REQUIREMENT: Pictures within the data are to be left out; everything else must be reproduced exactly.
## Begin GIVEN INFORMATION
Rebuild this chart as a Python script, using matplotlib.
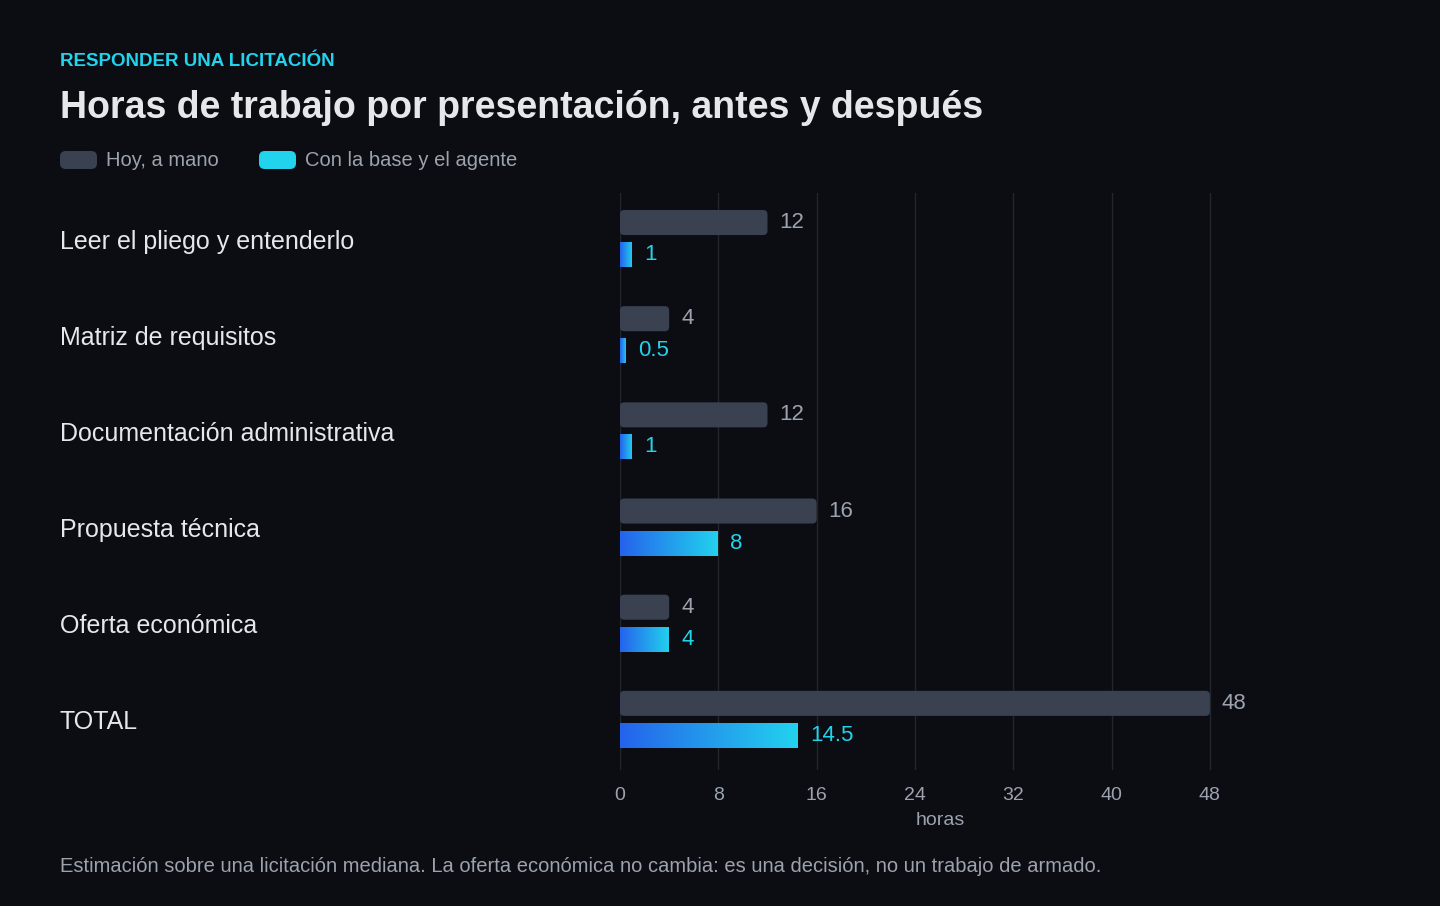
import numpy as np
import matplotlib.pyplot as plt
from matplotlib.patches import FancyBboxPatch

categories = ["Leer el pliego y entenderlo", "Matriz de requisitos",
              "Documentación administrativa", "Propuesta técnica",
              "Oferta económica", "TOTAL"]
hoy = [12, 4, 12, 16, 4, 48]
con_agente = [1, 0.5, 1, 8, 4, 14.5]
x_ticks = [0, 8, 16, 24, 32, 40, 48]

BG = "#0b0d12"
DARK = "#3a4150"
GRID = "#22262e"
TXT = "#e5e7eb"
MUTED = "#9ca3af"
CYAN = "#22d3ee"
BLUE = "#2563eb"

plt.rcParams['font.family'] = ['Liberation Sans', 'DejaVu Sans']

fig = plt.figure(figsize=(14.4, 9.06), dpi=100, facecolor=BG)
ax = fig.add_axes([620 / 1440, 1 - 770 / 906, 640 / 1440, 577 / 906])
ax.set_facecolor(BG)
ax.set_xlim(0, 640 / 12.29)
ax.set_ylim(len(categories) - 0.5, -0.5)

px_x = 12.29
bar_h = 25 / 96
aspect = px_x / 96
grad = np.linspace(0, 1, 256).reshape(1, -1)
cmap = plt.matplotlib.colors.LinearSegmentedColormap.from_list("g", [BLUE, CYAN])

for i, (a, b) in enumerate(zip(hoy, con_agente)):
    yd = i - 0.193
    yb = i + 0.14
    p = FancyBboxPatch((0, yd - bar_h / 2), a, bar_h,
                       boxstyle="round,pad=0,rounding_size=0.35",
                       mutation_aspect=aspect, fc=DARK, ec="none", zorder=3)
    ax.add_patch(p)
    ax.text(a + 12 / px_x, yd, f"{a:g}", color=MUTED, fontsize=16,
            va="center", ha="left", zorder=4)
    pb = FancyBboxPatch((0, yb - bar_h / 2), b, bar_h,
                        boxstyle="square,pad=0", fc="none", ec="none", zorder=3)
    ax.add_patch(pb)
    im = ax.imshow(grad, cmap=cmap, aspect="auto", zorder=3,
                   extent=(0, b, yb + bar_h / 2, yb - bar_h / 2))
    im.set_clip_path(pb)
    ax.text(b + 12 / px_x, yb, f"{b:g}", color=CYAN, fontsize=16,
            va="center", ha="left", zorder=4)
    fig.text(60 / 1440, 1 - (i * 96 + 242) / 906, categories[i], color=TXT,
             fontsize=18, va="center", ha="left")

ax.set_xlim(0, 640 / 12.29)
ax.set_ylim(len(categories) - 0.5, -0.5)
ax.set_xticks(x_ticks)
ax.set_yticks([])
ax.grid(axis="x", color=GRID, lw=1, zorder=0)
for s in ax.spines.values():
    s.set_visible(False)
ax.tick_params(axis="x", length=0, colors=MUTED, labelsize=14, pad=12)
ax.set_xlabel("horas", color=MUTED, fontsize=14, labelpad=6)

fig.text(60 / 1440, 1 - 61 / 906, "RESPONDER UNA LICITACIÓN", color=CYAN,
         fontsize=13.5, fontweight="bold", va="center")
fig.text(60 / 1440, 1 - 108 / 906, "Horas de trabajo por presentación, antes y después",
         color=TXT, fontsize=27, fontweight="bold", va="center")

for x0, col, lab in [(60, DARK, "Hoy, a mano"), (259, CYAN, "Con la base y el agente")]:
    fig.patches.append(FancyBboxPatch((x0 / 1440, 1 - 169 / 906), 37 / 1440, 18 / 906,
                                      boxstyle="round,pad=0,rounding_size=0.004",
                                      mutation_aspect=1440 / 906,
                                      transform=fig.transFigure, fc=col, ec="none"))
    fig.text((x0 + 46) / 1440, 1 - 160 / 906, lab, color=MUTED, fontsize=14.5, va="center")

fig.text(60 / 1440, 1 - 866 / 906,
         "Estimación sobre una licitación mediana. La oferta económica no cambia: "
         "es una decisión, no un trabajo de armado.",
         color=MUTED, fontsize=14.5, va="center")

fig.savefig("out.png", dpi=100, facecolor=BG)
## End GIVEN INFORMATION
SOLUTION FOR THIS EXERCISE:
Rebuild this chart as a Python script, using matplotlib.
import numpy as np
import matplotlib.pyplot as plt
from matplotlib.patches import FancyBboxPatch

categories = ["Leer el pliego y entenderlo", "Matriz de requisitos",
              "Documentación administrativa", "Propuesta técnica",
              "Oferta económica", "TOTAL"]
hoy = [12, 4, 12, 16, 4, 48]
con_agente = [1, 0.5, 1, 8, 4, 14.5]
x_ticks = [0, 8, 16, 24, 32, 40, 48]

BG = "#0b0d12"
DARK = "#3a4150"
GRID = "#22262e"
TXT = "#e5e7eb"
MUTED = "#9ca3af"
CYAN = "#22d3ee"
BLUE = "#2563eb"

plt.rcParams['font.family'] = ['Liberation Sans', 'DejaVu Sans']

fig = plt.figure(figsize=(14.4, 9.06), dpi=100, facecolor=BG)
ax = fig.add_axes([620 / 1440, 1 - 770 / 906, 640 / 1440, 577 / 906])
ax.set_facecolor(BG)
ax.set_xlim(0, 640 / 12.29)
ax.set_ylim(len(categories) - 0.5, -0.5)

px_x = 12.29
bar_h = 25 / 96
aspect = px_x / 96
grad = np.linspace(0, 1, 256).reshape(1, -1)
cmap = plt.matplotlib.colors.LinearSegmentedColormap.from_list("g", [BLUE, CYAN])

for i, (a, b) in enumerate(zip(hoy, con_agente)):
    yd = i - 0.193
    yb = i + 0.14
    p = FancyBboxPatch((0, yd - bar_h / 2), a, bar_h,
                       boxstyle="round,pad=0,rounding_size=0.35",
                       mutation_aspect=aspect, fc=DARK, ec="none", zorder=3)
    ax.add_patch(p)
    ax.text(a + 12 / px_x, yd, f"{a:g}", color=MUTED, fontsize=16,
            va="center", ha="left", zorder=4)
    pb = FancyBboxPatch((0, yb - bar_h / 2), b, bar_h,
                        boxstyle="square,pad=0", fc="none", ec="none", zorder=3)
    ax.add_patch(pb)
    im = ax.imshow(grad, cmap=cmap, aspect="auto", zorder=3,
                   extent=(0, b, yb + bar_h / 2, yb - bar_h / 2))
    im.set_clip_path(pb)
    ax.text(b + 12 / px_x, yb, f"{b:g}", color=CYAN, fontsize=16,
            va="center", ha="left", zorder=4)
    fig.text(60 / 1440, 1 - (i * 96 + 242) / 906, categories[i], color=TXT,
             fontsize=18, va="center", ha="left")

ax.set_xlim(0, 640 / 12.29)
ax.set_ylim(len(categories) - 0.5, -0.5)
ax.set_xticks(x_ticks)
ax.set_yticks([])
ax.grid(axis="x", color=GRID, lw=1, zorder=0)
for s in ax.spines.values():
    s.set_visible(False)
ax.tick_params(axis="x", length=0, colors=MUTED, labelsize=14, pad=12)
ax.set_xlabel("horas", color=MUTED, fontsize=14, labelpad=6)

fig.text(60 / 1440, 1 - 61 / 906, "RESPONDER UNA LICITACIÓN", color=CYAN,
         fontsize=13.5, fontweight="bold", va="center")
fig.text(60 / 1440, 1 - 108 / 906, "Horas de trabajo por presentación, antes y después",
         color=TXT, fontsize=27, fontweight="bold", va="center")

for x0, col, lab in [(60, DARK, "Hoy, a mano"), (259, CYAN, "Con la base y el agente")]:
    fig.patches.append(FancyBboxPatch((x0 / 1440, 1 - 169 / 906), 37 / 1440, 18 / 906,
                                      boxstyle="round,pad=0,rounding_size=0.004",
                                      mutation_aspect=1440 / 906,
                                      transform=fig.transFigure, fc=col, ec="none"))
    fig.text((x0 + 46) / 1440, 1 - 160 / 906, lab, color=MUTED, fontsize=14.5, va="center")

fig.text(60 / 1440, 1 - 866 / 906,
         "Estimación sobre una licitación mediana. La oferta económica no cambia: "
         "es una decisión, no un trabajo de armado.",
         color=MUTED, fontsize=14.5, va="center")

fig.savefig("out.png", dpi=100, facecolor=BG)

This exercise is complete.